Cronaca locale

Al caffè tra un libro e un «punto croce»

«Knit In Italy», ovvero l'antica arte dello sferruzzo. Tutti ne parlano, tutti la riscoprono, dalle dive di Hollywood agli artisti d'avanguardia. E naturalmente Milano non poteva che essere tra le città capofila della tendenza, grazie anche all'impegno della Nuova Accademia di Belle Arti sul lavoro a maglia. Perché lo knitting non consiste soltanto nell'incontrarsi per imparare a sferruzzare, ma anche nel comprendere quale possa essere la carica progettuale, creativa e culturale del lavorare ai ferri. Lo dimostrano eventi come «Sul filo della lana», la mostra che Philippe Daverio organizzò a Biella nel 2005 e che fu la capostipite di una serie, proseguita con le iniziative di Pitti Filati quest'anno e con il progetto di una mostra a novembre, a Milano che unirà i lavori degli artisti del filato e quelli degli knitter comuni.
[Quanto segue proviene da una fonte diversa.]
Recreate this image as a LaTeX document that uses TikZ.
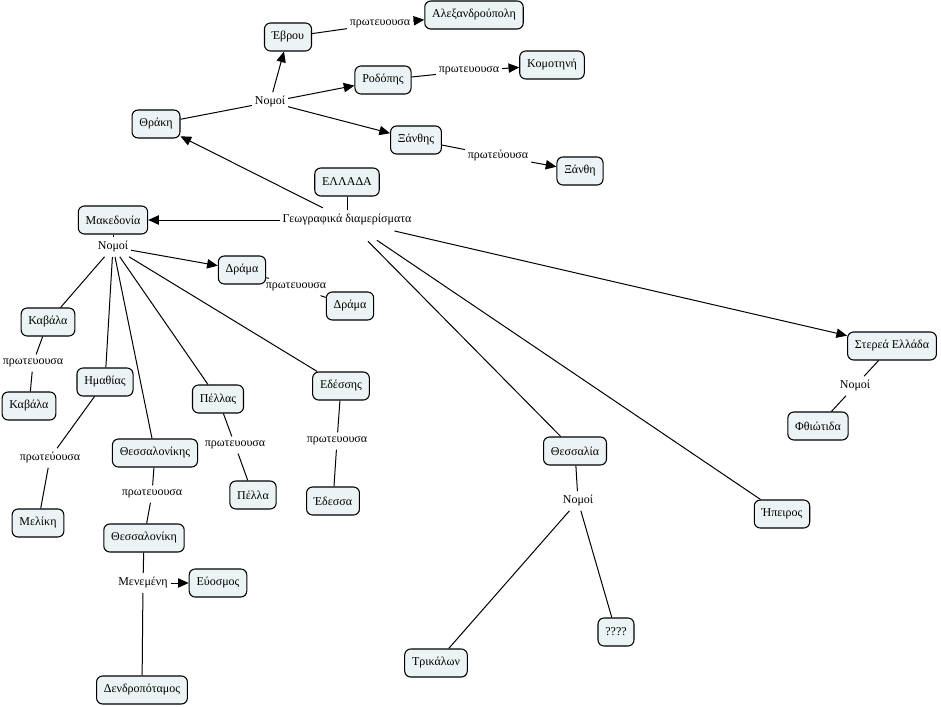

L'occasione milanese glamour per parlarne è lo «Knitting Party» di domani al Design Café della Triennale (ore 18), ospiti d'onore La Pina e Diego di Radio DeeJay, grandi appassionati di sferruzzo, per presentare il romanzo di Kate Jacobs «Le amiche del venerdì sera» (Piemme, pagg. 416, euro 18,50) - da cui verrà tratto un film prodotto e interpretato da Julia Roberts - storia di come un negozio di filati nel cuore della Grande Mela si trasformi nel «covo» di un gruppo di amiche che tirando il gomitolo si scambiano confidenze e cercano di sgarbugliare anche matasse amorose.
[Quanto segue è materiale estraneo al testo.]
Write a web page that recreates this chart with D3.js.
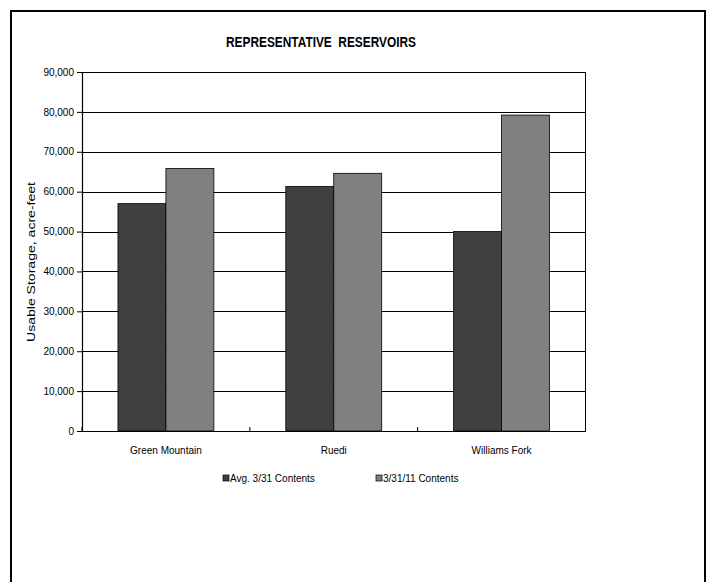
<!DOCTYPE html>
<html><head><meta charset="utf-8">
<script src="https://cdn.jsdelivr.net/npm/d3@7"></script>
<style>body{margin:0;background:#fff}svg{display:block}</style>
</head><body>
<script>
const categories = ["Green Mountain", "Ruedi", "Williams Fork"];
const seriesNames = ["Avg. 3/31 Contents", "3/31/11 Contents"];
const avgContents = [57000, 61300, 50000];
const contents2011 = [65800, 64600, 79200];
const yTicks = [0,10000,20000,30000,40000,50000,60000,70000,80000,90000];
const colors = ["#404040", "#808080"];

const W = 710, H = 582;
const svg = d3.select("body").append("svg").attr("width", W).attr("height", H);
const FONT = "Liberation Sans, Arial, sans-serif";

// outer border
svg.append("rect").attr("x", 11).attr("y", 11).attr("width", 694).attr("height", 600)
  .attr("fill", "none").attr("stroke", "#000").attr("stroke-width", 2);

const L = 82, R = 585.5, T = 72, B = 431;
const x = d3.scaleBand().domain(categories).range([L, R]).padding(0);
const x1 = d3.scaleBand().domain([0,1]).range([0, x.bandwidth()]).paddingInner(0).paddingOuter(0.75);
const y = d3.scaleLinear().domain([0, 90000]).range([B, T]);

// gridlines
svg.append("g").selectAll("line").data(yTicks.slice(1)).join("line")
  .attr("x1", L).attr("x2", R).attr("y1", d => Math.round(y(d)) + 0.5).attr("y2", d => Math.round(y(d)) + 0.5)
  .attr("stroke", "#000").attr("stroke-width", 1);
svg.append("line").attr("x1", R).attr("x2", R).attr("y1", T).attr("y2", B)
  .attr("stroke", "#000").attr("stroke-width", 1);

// bars
const data = categories.map((c, i) => ({c, vals: [avgContents[i], contents2011[i]]}));
const g = svg.append("g");
data.forEach(d => {
  d.vals.forEach((v, k) => {
    g.append("rect")
      .attr("x", x(d.c) + x1(k))
      .attr("y", y(v))
      .attr("width", x1.bandwidth())
      .attr("height", B - y(v))
      .attr("fill", colors[k])
      .attr("stroke", "#000").attr("stroke-width", 0.8);
  });
});

// y axis
const yAxis = d3.axisLeft(y).tickValues(yTicks).tickSize(5).tickPadding(3)
  .tickFormat(d3.format(","));
const ya = svg.append("g").attr("transform", `translate(${L},0)`).call(yAxis);
ya.select(".domain").attr("stroke", "#000").attr("stroke-width", 1.2);
ya.selectAll("text").attr("font-family", FONT).attr("font-size", 10).attr("fill", "#000");

// x axis
const xa = svg.append("g").attr("transform", `translate(0,${B})`)
  .call(d3.axisBottom(x).tickSize(0).tickPadding(16));
xa.select(".domain").attr("stroke", "#000").attr("stroke-width", 1.2);
xa.selectAll("text").attr("font-family", FONT).attr("font-size", 10).attr("fill", "#000");
const bounds = [L, ...categories.map(c => x(c) + x.bandwidth())];
svg.append("g").selectAll("line").data(bounds).join("line")
  .attr("x1", d => d).attr("x2", d => d).attr("y1", B - 4).attr("y2", B)
  .attr("stroke", "#000");

// title
svg.append("text").attr("x", 321).attr("y", 47).attr("text-anchor", "middle")
  .attr("font-family", FONT).attr("font-weight", "bold")
  .attr("font-size", 14.5).attr("fill", "#000").attr("xml:space", "preserve")
  .attr("textLength", 190).attr("lengthAdjust", "spacingAndGlyphs")
  .text("REPRESENTATIVE  RESERVOIRS");

// y label
svg.append("text").attr("transform", `translate(35,262) rotate(-90)`)
  .attr("text-anchor", "middle").attr("font-family", FONT)
  .attr("font-size", 11.5).attr("fill", "#000")
  .attr("textLength", 160).attr("lengthAdjust", "spacingAndGlyphs")
  .text("Usable Storage, acre-feet");

// legend
const legX = [223, 376];
seriesNames.forEach((n, k) => {
  svg.append("rect").attr("x", legX[k]).attr("y", 475).attr("width", 6).attr("height", 6)
    .attr("fill", colors[k]).attr("stroke", "#000").attr("stroke-width", 0.7);
  svg.append("text").attr("x", legX[k] + 7).attr("y", 482)
    .attr("font-family", FONT).attr("font-size", 10)
    .attr("fill", "#000").text(n);
});
</script>
</body></html>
Tuttavia, se è vero che la mania del gomitolo ha contagiato le star d'oltreoceano, da Sarah Jessica Parker a Uma Thurman, da Julianne Moore a Russell Crowe, e ha creato il «fenomeno knitting», tanto che ormai alcuni dei locali di Manhattan dove si sferruzza sono diventati più esclusivi di un set cinematografico, c'è da dire che le signore, e i signori, italiani appassionati di tricotage sono sempre stati un nutrito esercito. Solo che ora è venuto il momento di uscire allo scoperto e trasformare il cortile delle nonne riunite a crocchio sulle seggiole impagliate a confezionare sciarpe e golf per i nipotini in un agguerrito team di esperti di filati.
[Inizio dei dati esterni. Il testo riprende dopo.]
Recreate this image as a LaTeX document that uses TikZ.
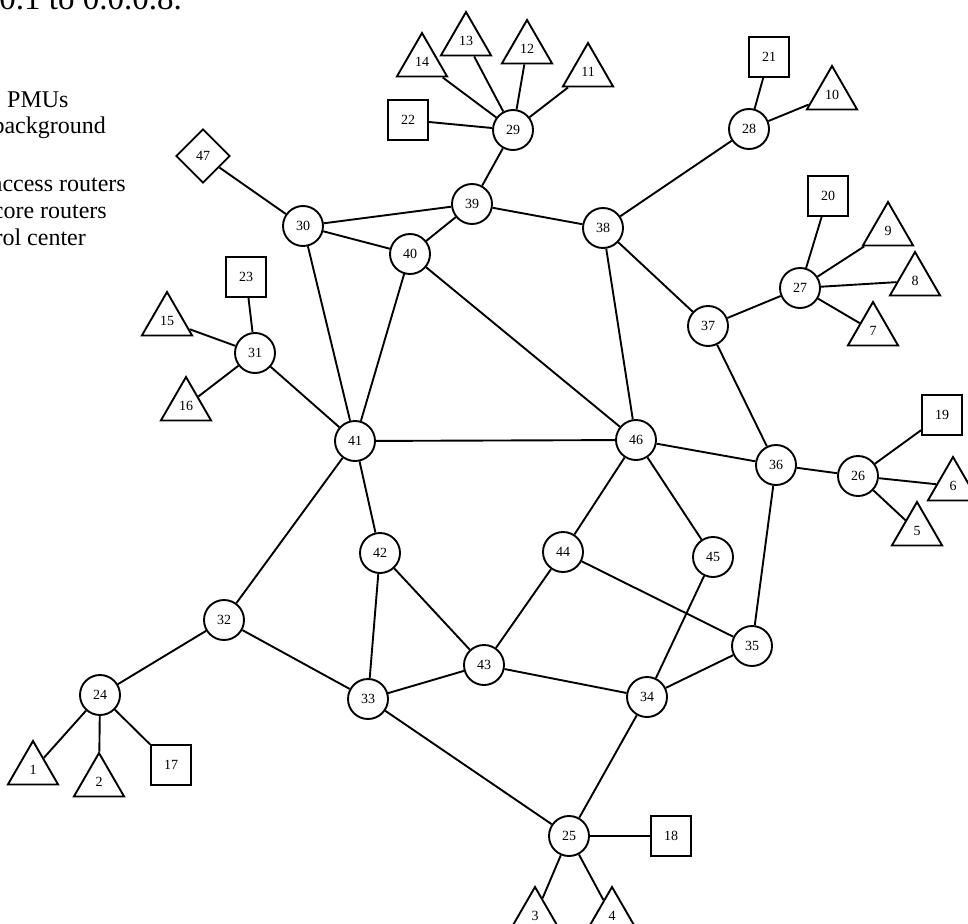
\documentclass[tikz,border=0pt]{standalone}
\usepackage{fontspec}
\setmainfont{Liberation Serif}
\usetikzlibrary{shapes.geometric}

\begin{document}
\begin{tikzpicture}[
    x=1pt, y=-1pt,
    every node/.style={font=\fontsize{14}{16}\selectfont},
    router/.style={draw, circle, line width=1.9pt, minimum size=40pt, inner sep=0pt},
    pmu/.style={draw, regular polygon, regular polygon sides=3, line width=1.9pt, minimum size=58pt, inner sep=0pt},
    access/.style={draw, rectangle, line width=1.9pt, minimum size=40pt, inner sep=0pt},
    ctrl/.style={draw, diamond, line width=1.9pt, minimum size=54pt, inner sep=0pt},
    link/.style={line width=1.9pt},
    legend/.style={font=\fontsize{24}{27}\selectfont, anchor=base east, inner sep=0pt},
  ]

  \useasboundingbox (0,0) rectangle (968,923);
  \clip (0,0) rectangle (968,923);

  % ---- Legend text (cut at the left) ----
  \node[legend, font=\fontsize{33}{36}\selectfont] (cap) at (182,10) {0.1 to 0.0.0.8.};
  \node[legend, anchor=base west] (lgA) at (7,107) {PMUs};
  \node[legend] (lgB) at (106,133) {background};
  \node[legend] (lgC) at (126,191) {access routers};
  \node[legend] (lgD) at (107,218) {core routers};
  \node[legend] (lgE) at (86,245) {control center};

  % ---- Routers ----
  \node[router] (c29) at (513,130) {29};
  \node[router] (c28) at (749,129) {28};
  \node[router] (c39) at (472,204) {39};
  \node[router] (c38) at (603,228) {38};
  \node[router] (c30) at (303,226) {30};
  \node[router] (c40) at (410,254) {40};
  \node[router] (c27) at (800,288) {27};
  \node[router] (c37) at (708,326) {37};
  \node[router] (c31) at (255,353) {31};
  \node[router] (c41) at (355,441) {41};
  \node[router] (c46) at (636,440) {46};
  \node[router] (c36) at (776,465) {36};
  \node[router] (c26) at (858,476) {26};
  \node[router] (c42) at (380,553) {42};
  \node[router] (c44) at (563,552) {44};
  \node[router] (c45) at (713,557) {45};
  \node[router] (c32) at (224,620) {32};
  \node[router] (c35) at (752,646) {35};
  \node[router] (c43) at (484,665) {43};
  \node[router] (c33) at (368,699) {33};
  \node[router] (c34) at (647,697) {34};
  \node[router] (c24) at (100,695) {24};
  \node[router] (c25) at (569,836) {25};

  % ---- Squares ----
  \node[access] (s17) at (171,765) {17};
  \node[access] (s18) at (671,836) {18};
  \node[access] (s19) at (942,415) {19};
  \node[access] (s20) at (828,196) {20};
  \node[access] (s21) at (769,57) {21};
  \node[access] (s22) at (408,120) {22};
  \node[access] (s23) at (246,277) {23};

  % ---- PMUs ----
  \node[pmu] (t1) at (33,770) {1};
  \node[pmu] (t2) at (99,782) {2};
  \node[pmu] (t3) at (535,916) {3};
  \node[pmu] (t4) at (612,916) {4};
  \node[pmu] (t5) at (917,531) {5};
  \node[pmu] (t6) at (953,486) {6};
  \node[pmu] (t7) at (873,331) {7};
  \node[pmu] (t8) at (915,281) {8};
  \node[pmu] (t9) at (888,231) {9};
  \node[pmu] (t10) at (832,95) {10};
  \node[pmu] (t11) at (588,72) {11};
  \node[pmu] (t12) at (527,49) {12};
  \node[pmu] (t13) at (466,41) {13};
  \node[pmu] (t14) at (422,62) {14};
  \node[pmu] (t15) at (167,321) {15};
  \node[pmu] (t16) at (186,406) {16};

  % ---- Control center ----
  \node[ctrl] (d47) at (203,156) {47};

  % ---- Links ----
  \draw[link] (c29) -- (s22) (c29) -- (t14) (c29) -- (t13) (c29) -- (t12) (c29) -- (t11) (c29) -- (c39);
  \draw[link] (c28) -- (s21) (c28) -- (t10) (c28) -- (c38);
  \draw[link] (c39) -- (c30) (c39) -- (c40) (c39) -- (c38);
  \draw[link] (c30) -- (d47) (c30) -- (c40) (c30) -- (c41);
  \draw[link] (c40) -- (c41) (c40) -- (c46);
  \draw[link] (c38) -- (c37) (c38) -- (c46);
  \draw[link] (c27) -- (s20) (c27) -- (t9) (c27) -- (t8) (c27) -- (t7) (c27) -- (c37);
  \draw[link] (c37) -- (c36);
  \draw[link] (c31) -- (s23) (c31) -- (t15) (c31) -- (t16) (c31) -- (c41);
  \draw[link] (c41) -- (c46) (c41) -- (c42) (c41) -- (c32);
  \draw[link] (c46) -- (c36) (c46) -- (c44) (c46) -- (c45);
  \draw[link] (c36) -- (c26) (c36) -- (c35);
  \draw[link] (c26) -- (s19) (c26) -- (t6) (c26) -- (t5);
  \draw[link] (c42) -- (c43) (c42) -- (c33);
  \draw[link] (c44) -- (c43) (c44) -- (c35);
  \draw[link] (c45) -- (c34);
  \draw[link] (c32) -- (c24) (c32) -- (c33);
  \draw[link] (c24) -- (t1) (c24) -- (t2) (c24) -- (s17);
  \draw[link] (c33) -- (c43) (c33) -- (c25);
  \draw[link] (c43) -- (c34);
  \draw[link] (c35) -- (c34);
  \draw[link] (c34) -- (c25);
  \draw[link] (c25) -- (s18) (c25) -- (t3) (c25) -- (t4);

\end{tikzpicture}
\end{document}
Una specie di «Sex and the City» dello sferruzzo, insomma? «Per noi che ci lavoriamo ogni giorno, si tratta ancora di un modo per rilassarsi. che però ha preso di recente ha preso dimensioni da prima pagina» ci spiega Nicoletta Morozzi, mamma della Pina e anche docente alla Nuova Accademia di Belle Arti, oltre che knitter d'antan. «Non bisogna però confondere il lavoro a maglia con una tendenza di stagione. È un modo per stare insieme che ha anche significati più profondi e dimostra che la voglia di fare da sé, anche oggetti semplici e quotidiani, aumenta sempre di più. Persone che non si sono mai viste prima si incontrano ai tavolini degli knit café nel pomeriggio e si raccontano una vita. Certi arrivano e non si siedono neanche, sferruzzano in piedi. E noi docenti dell'Accademia esaminiamo insieme agli studenti il fenomeno anche dal punto di vista culturale e sociologico: l'impatto della creatività di massa, della progettualità estesa a un numero sempre maggiore di persone. E' così che è nato il progetto Family Dress, ovvero un abito complesso che si moltiplica in altri abiti, che si va costruendo da ormai due anni attraverso l'invio di pezze di lana sferruzzate da chi partecipa al progetto in ogni parte d'Italia e poi unite insieme».
Durante lo Knitting Party di domani si chiudono anche ufficialmente i corsi di maglia della Triennale per quest’anno «scolastico».

Ma chi vuole continuerà ad incontrarsi anche d'estate, di solito il venerdì intorno all’ora del tè.